On the Realisation of Selflessness: A Gothic Opera of Dissolution

Tonight, beneath the velvet breath of the city, the mirror fractures. We come robed in obsidian lace, in inked sigils and the hushed ache of mascara tears. We do not arrive as selves, but as echoes — tremors reverberating from an ancient, lunar scream.

The doctrine of selflessness is not a doctrine at all; it is a perfume that evaporates before your hand can close. It is the hush in the club’s back room, the fragile silence when the final chord fades into the lungs of morning. The self you clutch so fiercely is a costume stitched from bruised kisses, leather whispers, and the soft betrayals of memory.

We are taught to love our edges — our names, our wounds, our endless autobiographies. But tonight, in the thick black fog of desire, we learn another tongue: the tongue of unmaking. The laced glove slides across the thigh not to possess, but to dissolve; the eyeliner wings sweep upward not to define, but to vanish into shadow. We are not wearing the night — we are the night, incarnate and trembling, dissipating with each sigh.

When the bass reverberates through your ribs, feel it dislodge the illusion of “I”. When your sweat merges with another’s perfume, sense the flickering dance of dream and apparition. You are not your face in the mirror; you are the smear on the glass, the fogged breath evaporating under neon sighs.

This is the tantric opera: not to solidify but to melt, not to define but to vanish exquisitely. Your boots are altars, your fishnet sleeves a net for catching lunar ghosts. Every night out is a cremation of yesterday’s self, a gentle funeral in strobe-lit catacombs.

In dream yoga, we are taught that all forms are illusions, empty as a nightclub at dawn. Your heartbreak persona, your leather-armoured knight, your wraithlike angel — all appear and dissolve like fog rolling over a midnight sea. When the music stops and you step into the cold blue hush of morning, who remains? Only the echo of your last exhale, a whisper of moonlight trailing behind your boots.

So come — adorn yourself, but know each chain and velvet bow is a talisman for dissolution. Walk into the night not to become someone, but to vanish gloriously, to liquefy in the arms of sound and sweat, to shatter into phosphorescent rain.

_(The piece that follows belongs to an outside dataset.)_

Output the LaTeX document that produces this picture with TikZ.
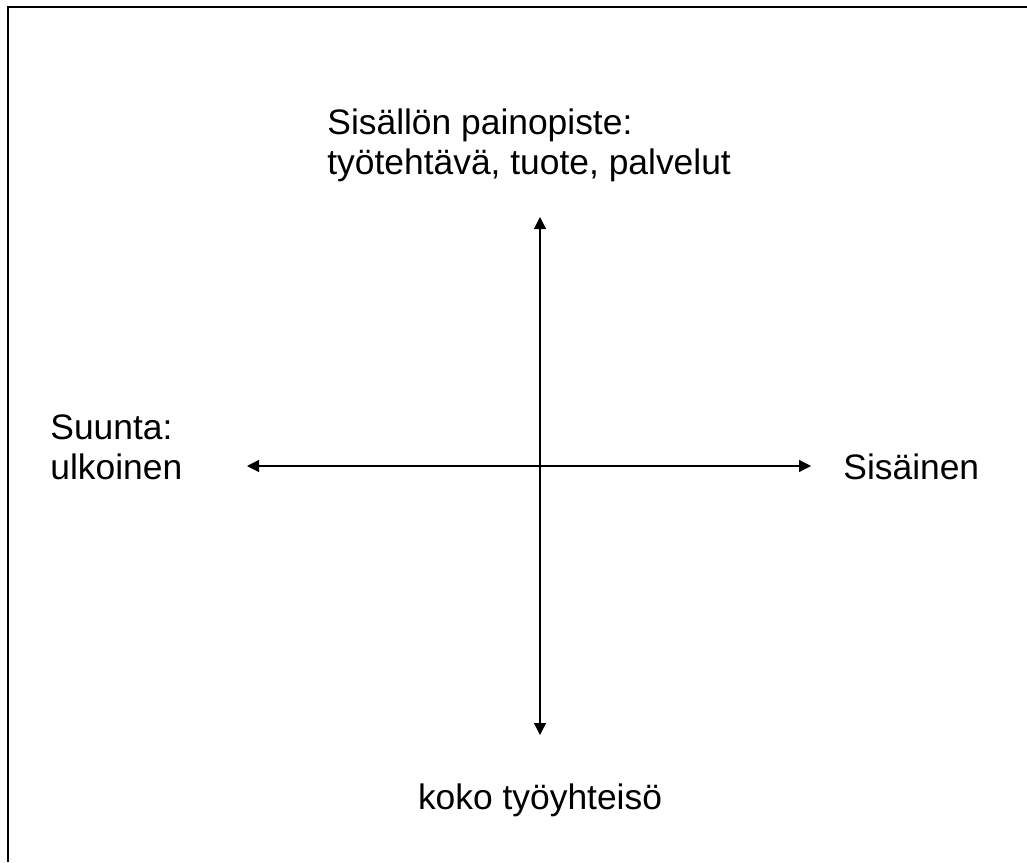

Selflessness is not a loss; it is a final opera aria sung beyond the grasp of self. A disappearance that tastes like freedom, like stardust on the tongue. Let us meet there, in that dissolving hush where all selves fall away and only the hymn of the night remains.


In the cathedral of black satin and bass, I slip from skin to shadow, from name to ripple. Each costume a prayer, each gesture a tear in the veil. We unbecome ourselves in the hush between heartbeats, until only the moon’s cold smile cradles our echo.